The customizable watch faces are quite striking. Mechanical watches are said to have "complications" like the date, or a stopwatch, or an alarm. Apple borrowed the term for those things and all the other bits of information one can add and tweak to the watch faces, and it's much more compelling than I might have imagined. I like that you can set up many different faces and swipe between them, so I can choose whether I want to see a super-minimalist analogue watch, a sundial, an info-dense notification centre with my next calendar event, the current wind speed and direction, the temperature and current weather conditions, the phase of the moon, the compass direction, GPS coordinates, the current rotation of the Earth in relation to the sun, etc, etc. It's like having many different watches! An homage to watch collectors, so to speak.

Don't ask me why, but talking to Siri on my wrist feels more natural and enjoyable than it ever did on the phone. And during a time when it's hard to find reasons to get up or do anything much other than stare at screens, reminders to stand up once in awhile, or even just to breathe, are actually quite welcome. Finally, I'll just say it: making a phone call from your wrist without a phone in your pocket is super dorky, but it's just close enough to a Star Trek communicator badge to feel futuristically cool.

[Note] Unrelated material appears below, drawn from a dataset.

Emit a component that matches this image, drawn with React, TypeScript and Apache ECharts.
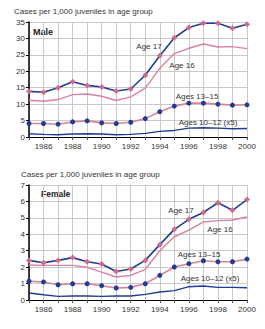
import React, { useEffect, useRef } from "react";
import * as echarts from "echarts";

const years = [1985, 1986, 1987, 1988, 1989, 1990, 1991, 1992, 1993, 1994, 1995, 1996, 1997, 1998, 1999, 2000];

// Male rates
const maleAge17 = [13.9, 13.6, 15.0, 16.8, 15.7, 15.2, 14.0, 14.6, 18.8, 24.7, 30.2, 33.3, 34.6, 34.6, 33.1, 34.3];
const maleAge16 = [11.2, 10.9, 11.4, 12.9, 13.1, 12.4, 11.1, 12.2, 14.9, 20.9, 25.4, 27.0, 28.3, 27.4, 27.5, 26.9];
const maleAge13to15 = [4.1, 4.1, 3.9, 4.6, 4.9, 4.3, 4.1, 4.5, 5.6, 7.7, 9.4, 10.3, 10.3, 10.0, 9.7, 9.8];
const maleAge10to12x5 = [1.0, 0.8, 0.7, 0.9, 1.0, 0.9, 0.7, 0.8, 1.1, 1.7, 2.0, 2.7, 2.8, 2.7, 2.5, 2.6];

// Female rates
const femaleAge17 = [2.41, 2.27, 2.41, 2.58, 2.33, 2.19, 1.74, 1.89, 2.41, 3.37, 4.3, 4.91, 5.33, 5.92, 5.46, 6.11];
const femaleAge16 = [2.13, 2.11, 2.11, 2.11, 1.99, 1.7, 1.4, 1.5, 1.87, 3.0, 3.85, 4.26, 4.75, 4.83, 4.87, 5.05];
const femaleAge13to15 = [1.14, 1.1, 0.93, 0.99, 0.99, 0.87, 0.73, 0.77, 0.99, 1.5, 2.01, 2.21, 2.39, 2.33, 2.33, 2.49];
const femaleAge10to12x5 = [0.43, 0.32, 0.22, 0.24, 0.24, 0.22, 0.24, 0.24, 0.34, 0.49, 0.57, 0.81, 0.85, 0.77, 0.77, 0.75];

const yAxisTitle = "Cases per 1,000 juveniles in age group";
const maleYMax = 35;
const maleYStep = 5;
const femaleYMax = 7;
const femaleYStep = 1;

const BLUE = "#1f3d96";
const PINK = "#d46a86";
const PINK_LINE = "#dc8297";
const GRID = "#c9c9c9";
const FONT = "Liberation Sans, Arial, sans-serif";

const pairs = (vals: number[]) => years.map((y, i) => [y, vals[i]]);

export default function App() {
  const ref = useRef<HTMLDivElement>(null);

  useEffect(() => {
    if (!ref.current) return;
    const chart = echarts.init(ref.current, undefined, { renderer: "svg" });

    const grids = [
      { left: 29, top: 22, width: 218, height: 115 },
      { left: 29, top: 185, width: 218, height: 115 },
    ];

    const xAxis = (gridIndex: number) => ({
      type: "value",
      gridIndex,
      min: 1985,
      max: 2000,
      interval: 1,
      axisLine: { show: true, onZero: false, lineStyle: { color: "#000", width: 1 } },
      axisTick: { show: true, length: 3, lineStyle: { color: "#555" } },
      axisLabel: {
        color: "#333",
        fontSize: 8,
        fontFamily: FONT,
        margin: 5,
        formatter: (v: number) => (v % 2 === 0 ? String(v) : ""),
      },
      splitLine: { show: true, lineStyle: { color: GRID, width: 1 } },
    });

    const yAxis = (gridIndex: number, max: number, interval: number) => ({
      type: "value",
      gridIndex,
      min: 0,
      max,
      interval,
      axisLine: { show: true, lineStyle: { color: "#000", width: 1.5 } },
      axisTick: { show: true, length: 3, lineStyle: { color: "#000" } },
      axisLabel: { color: "#333", fontSize: 8, fontFamily: FONT, margin: 4 },
      splitLine: { show: true, lineStyle: { color: GRID, width: 1 } },
    });

    const blueWithDiamonds = (data: number[], idx: number, name: string) => ({
      name,
      type: "line",
      xAxisIndex: idx,
      yAxisIndex: idx,
      data: pairs(data),
      lineStyle: { color: BLUE, width: 1.6 },
      itemStyle: { color: PINK },
      symbol: "diamond",
      symbolSize: 6,
      showSymbol: true,
      z: 4,
    });
    const plainLine = (data: number[], idx: number, color: string, name: string) => ({
      name,
      type: "line",
      xAxisIndex: idx,
      yAxisIndex: idx,
      data: pairs(data),
      lineStyle: { color, width: 1.4 },
      symbol: "none",
      z: 3,
    });
    const pinkWithDots = (data: number[], idx: number, name: string) => ({
      name,
      type: "line",
      xAxisIndex: idx,
      yAxisIndex: idx,
      data: pairs(data),
      lineStyle: { color: PINK_LINE, width: 1.6 },
      itemStyle: { color: BLUE },
      symbol: "circle",
      symbolSize: 5,
      showSymbol: true,
      z: 4,
    });

    const label = (text: string, x: number, y: number) => ({
      type: "text",
      x,
      y,
      style: {
        text,
        fill: "#333",
        font: `8px ${FONT}`,
        textAlign: "center",
        textVerticalAlign: "middle",
      },
      z: 10,
    });

    chart.setOption({
      animation: false,
      grid: grids,
      xAxis: [xAxis(0), xAxis(1)],
      yAxis: [yAxis(0, maleYMax, maleYStep), yAxis(1, femaleYMax, femaleYStep)],
      series: [
        plainLine(maleAge16, 0, PINK_LINE, "Age 16"),
        plainLine(maleAge10to12x5, 0, BLUE, "Ages 10–12 (x5)"),
        pinkWithDots(maleAge13to15, 0, "Ages 13–15"),
        blueWithDiamonds(maleAge17, 0, "Age 17"),
        plainLine(femaleAge16, 1, PINK_LINE, "Age 16"),
        plainLine(femaleAge10to12x5, 1, BLUE, "Ages 10–12 (x5)"),
        pinkWithDots(femaleAge13to15, 1, "Ages 13–15"),
        blueWithDiamonds(femaleAge17, 1, "Age 17"),
      ],
      graphic: [
        { type: "text", left: 14, top: 7, style: { text: yAxisTitle, fill: "#333", font: `8px ${FONT}` } },
        { type: "text", left: 21, top: 170, style: { text: yAxisTitle, fill: "#333", font: `8px ${FONT}` } },
        { type: "text", left: 33, top: 27, style: { text: "Male", fill: "#222", font: `bold 9px ${FONT}` } },
        { type: "text", left: 41, top: 189, style: { text: "Female", fill: "#222", font: `bold 8.5px ${FONT}` } },
        label("Age 17", 149, 46),
        label("Age 16", 182, 65),
        label("Ages 13–15", 197, 96),
        label("Ages 10–12 (x5)", 208, 122),
        label("Age 17", 181, 210),
        label("Age 16", 220, 229),
        label("Ages 13–15", 199, 254),
        label("Ages 10–12 (x5)", 210, 278),
      ],
    });

    return () => chart.dispose();
  }, []);

  return (
    <div
      ref={ref}
      style={{ position: "fixed", left: 0, top: 0, width: 265, height: 329, background: "#fff" }}
    />
  );
}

My original intent was to have the Apple Watch and only wear it for fitness. But it's hard to convince myself not to wear it most days. Perhaps that feeling will pass once normal life resumes and I become slightly more interested in fashion again. I still find the featureless blackness a bit off-putting and it may indeed be "too SQUARE", as one friend complained, but it's a very thoughtfully-designed and pleasing square that is deceptively useful.